→ **Stated task**
Render the material again word for word, skipping the pictures in it.
━━━━━━━━━━
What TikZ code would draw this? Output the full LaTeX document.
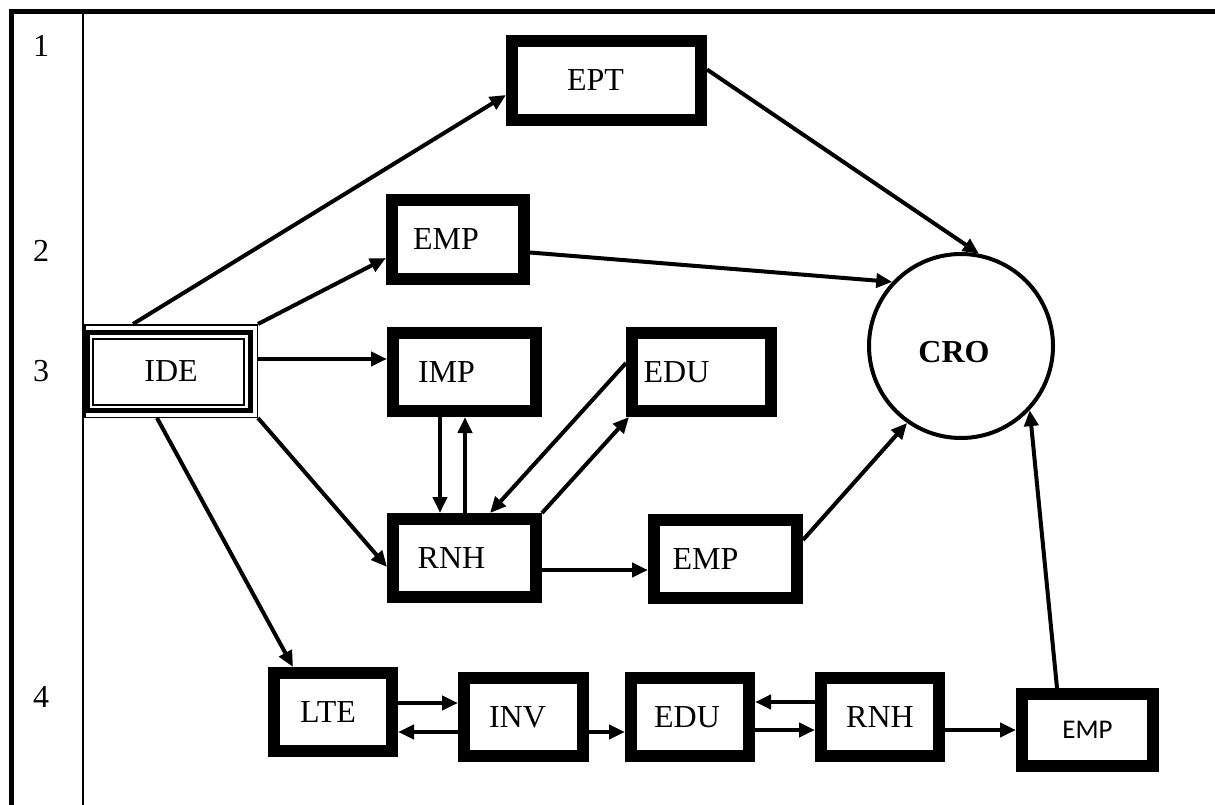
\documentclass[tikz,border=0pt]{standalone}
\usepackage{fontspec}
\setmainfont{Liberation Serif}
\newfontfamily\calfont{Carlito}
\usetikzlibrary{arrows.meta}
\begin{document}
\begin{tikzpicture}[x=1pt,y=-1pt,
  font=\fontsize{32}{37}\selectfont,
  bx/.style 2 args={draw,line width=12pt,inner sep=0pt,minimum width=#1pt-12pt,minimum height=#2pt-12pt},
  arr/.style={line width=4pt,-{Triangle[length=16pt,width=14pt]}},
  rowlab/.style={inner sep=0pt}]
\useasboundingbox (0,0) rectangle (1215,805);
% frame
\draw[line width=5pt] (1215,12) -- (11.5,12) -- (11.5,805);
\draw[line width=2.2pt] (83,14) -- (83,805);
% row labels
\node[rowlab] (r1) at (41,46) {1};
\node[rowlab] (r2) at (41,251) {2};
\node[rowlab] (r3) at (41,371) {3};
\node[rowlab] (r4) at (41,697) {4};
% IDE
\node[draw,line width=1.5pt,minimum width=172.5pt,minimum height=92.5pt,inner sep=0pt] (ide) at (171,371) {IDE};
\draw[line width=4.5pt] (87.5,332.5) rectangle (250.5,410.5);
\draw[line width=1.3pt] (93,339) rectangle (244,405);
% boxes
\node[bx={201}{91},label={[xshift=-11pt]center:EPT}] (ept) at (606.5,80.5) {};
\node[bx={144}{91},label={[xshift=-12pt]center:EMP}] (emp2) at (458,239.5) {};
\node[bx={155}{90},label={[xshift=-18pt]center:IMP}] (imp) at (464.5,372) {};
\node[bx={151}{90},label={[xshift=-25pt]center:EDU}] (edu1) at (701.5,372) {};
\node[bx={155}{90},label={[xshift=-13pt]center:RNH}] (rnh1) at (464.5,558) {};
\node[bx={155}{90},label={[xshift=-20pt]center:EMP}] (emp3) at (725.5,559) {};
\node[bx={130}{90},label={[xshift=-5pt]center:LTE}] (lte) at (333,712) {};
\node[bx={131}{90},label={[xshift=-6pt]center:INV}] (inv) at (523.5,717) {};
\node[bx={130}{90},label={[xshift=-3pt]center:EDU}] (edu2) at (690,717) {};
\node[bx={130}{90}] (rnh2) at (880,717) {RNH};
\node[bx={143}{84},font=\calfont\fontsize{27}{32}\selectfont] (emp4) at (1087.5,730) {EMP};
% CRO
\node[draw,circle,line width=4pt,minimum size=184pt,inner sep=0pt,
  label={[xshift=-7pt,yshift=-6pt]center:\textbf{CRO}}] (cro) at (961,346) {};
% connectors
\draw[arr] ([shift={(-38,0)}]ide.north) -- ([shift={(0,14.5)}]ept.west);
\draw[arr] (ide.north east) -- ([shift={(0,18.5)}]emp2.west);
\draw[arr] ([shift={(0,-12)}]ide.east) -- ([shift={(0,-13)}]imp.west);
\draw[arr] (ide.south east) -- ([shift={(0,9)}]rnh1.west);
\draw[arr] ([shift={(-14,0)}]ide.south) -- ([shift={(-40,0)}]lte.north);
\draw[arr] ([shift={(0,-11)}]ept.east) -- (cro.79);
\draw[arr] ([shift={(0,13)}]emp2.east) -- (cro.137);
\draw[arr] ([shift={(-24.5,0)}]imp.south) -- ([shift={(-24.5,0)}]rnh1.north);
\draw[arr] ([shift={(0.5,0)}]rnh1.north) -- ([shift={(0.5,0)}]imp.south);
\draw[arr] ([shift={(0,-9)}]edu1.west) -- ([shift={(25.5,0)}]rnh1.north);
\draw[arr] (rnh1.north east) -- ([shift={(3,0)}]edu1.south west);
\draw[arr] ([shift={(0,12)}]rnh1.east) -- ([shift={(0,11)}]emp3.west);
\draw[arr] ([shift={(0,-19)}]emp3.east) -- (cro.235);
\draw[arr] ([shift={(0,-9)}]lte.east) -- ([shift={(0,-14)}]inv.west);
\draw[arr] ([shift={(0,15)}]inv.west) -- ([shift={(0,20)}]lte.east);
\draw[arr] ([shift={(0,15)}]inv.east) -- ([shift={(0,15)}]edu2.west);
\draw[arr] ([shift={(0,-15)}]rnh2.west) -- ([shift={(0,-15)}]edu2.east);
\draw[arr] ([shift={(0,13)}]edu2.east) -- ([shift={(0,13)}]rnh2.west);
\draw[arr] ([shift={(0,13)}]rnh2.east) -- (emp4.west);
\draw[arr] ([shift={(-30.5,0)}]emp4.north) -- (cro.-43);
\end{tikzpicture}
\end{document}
━━━━━━━━━━
→ **Result of the exercise**
What TikZ code would draw this? Output the full LaTeX document.
\documentclass[tikz,border=0pt]{standalone}
\usepackage{fontspec}
\setmainfont{Liberation Serif}
\newfontfamily\calfont{Carlito}
\usetikzlibrary{arrows.meta}
\begin{document}
\begin{tikzpicture}[x=1pt,y=-1pt,
  font=\fontsize{32}{37}\selectfont,
  bx/.style 2 args={draw,line width=12pt,inner sep=0pt,minimum width=#1pt-12pt,minimum height=#2pt-12pt},
  arr/.style={line width=4pt,-{Triangle[length=16pt,width=14pt]}},
  rowlab/.style={inner sep=0pt}]
\useasboundingbox (0,0) rectangle (1215,805);
% frame
\draw[line width=5pt] (1215,12) -- (11.5,12) -- (11.5,805);
\draw[line width=2.2pt] (83,14) -- (83,805);
% row labels
\node[rowlab] (r1) at (41,46) {1};
\node[rowlab] (r2) at (41,251) {2};
\node[rowlab] (r3) at (41,371) {3};
\node[rowlab] (r4) at (41,697) {4};
% IDE
\node[draw,line width=1.5pt,minimum width=172.5pt,minimum height=92.5pt,inner sep=0pt] (ide) at (171,371) {IDE};
\draw[line width=4.5pt] (87.5,332.5) rectangle (250.5,410.5);
\draw[line width=1.3pt] (93,339) rectangle (244,405);
% boxes
\node[bx={201}{91},label={[xshift=-11pt]center:EPT}] (ept) at (606.5,80.5) {};
\node[bx={144}{91},label={[xshift=-12pt]center:EMP}] (emp2) at (458,239.5) {};
\node[bx={155}{90},label={[xshift=-18pt]center:IMP}] (imp) at (464.5,372) {};
\node[bx={151}{90},label={[xshift=-25pt]center:EDU}] (edu1) at (701.5,372) {};
\node[bx={155}{90},label={[xshift=-13pt]center:RNH}] (rnh1) at (464.5,558) {};
\node[bx={155}{90},label={[xshift=-20pt]center:EMP}] (emp3) at (725.5,559) {};
\node[bx={130}{90},label={[xshift=-5pt]center:LTE}] (lte) at (333,712) {};
\node[bx={131}{90},label={[xshift=-6pt]center:INV}] (inv) at (523.5,717) {};
\node[bx={130}{90},label={[xshift=-3pt]center:EDU}] (edu2) at (690,717) {};
\node[bx={130}{90}] (rnh2) at (880,717) {RNH};
\node[bx={143}{84},font=\calfont\fontsize{27}{32}\selectfont] (emp4) at (1087.5,730) {EMP};
% CRO
\node[draw,circle,line width=4pt,minimum size=184pt,inner sep=0pt,
  label={[xshift=-7pt,yshift=-6pt]center:\textbf{CRO}}] (cro) at (961,346) {};
% connectors
\draw[arr] ([shift={(-38,0)}]ide.north) -- ([shift={(0,14.5)}]ept.west);
\draw[arr] (ide.north east) -- ([shift={(0,18.5)}]emp2.west);
\draw[arr] ([shift={(0,-12)}]ide.east) -- ([shift={(0,-13)}]imp.west);
\draw[arr] (ide.south east) -- ([shift={(0,9)}]rnh1.west);
\draw[arr] ([shift={(-14,0)}]ide.south) -- ([shift={(-40,0)}]lte.north);
\draw[arr] ([shift={(0,-11)}]ept.east) -- (cro.79);
\draw[arr] ([shift={(0,13)}]emp2.east) -- (cro.137);
\draw[arr] ([shift={(-24.5,0)}]imp.south) -- ([shift={(-24.5,0)}]rnh1.north);
\draw[arr] ([shift={(0.5,0)}]rnh1.north) -- ([shift={(0.5,0)}]imp.south);
\draw[arr] ([shift={(0,-9)}]edu1.west) -- ([shift={(25.5,0)}]rnh1.north);
\draw[arr] (rnh1.north east) -- ([shift={(3,0)}]edu1.south west);
\draw[arr] ([shift={(0,12)}]rnh1.east) -- ([shift={(0,11)}]emp3.west);
\draw[arr] ([shift={(0,-19)}]emp3.east) -- (cro.235);
\draw[arr] ([shift={(0,-9)}]lte.east) -- ([shift={(0,-14)}]inv.west);
\draw[arr] ([shift={(0,15)}]inv.west) -- ([shift={(0,20)}]lte.east);
\draw[arr] ([shift={(0,15)}]inv.east) -- ([shift={(0,15)}]edu2.west);
\draw[arr] ([shift={(0,-15)}]rnh2.west) -- ([shift={(0,-15)}]edu2.east);
\draw[arr] ([shift={(0,13)}]edu2.east) -- ([shift={(0,13)}]rnh2.west);
\draw[arr] ([shift={(0,13)}]rnh2.east) -- (emp4.west);
\draw[arr] ([shift={(-30.5,0)}]emp4.north) -- (cro.-43);
\end{tikzpicture}
\end{document}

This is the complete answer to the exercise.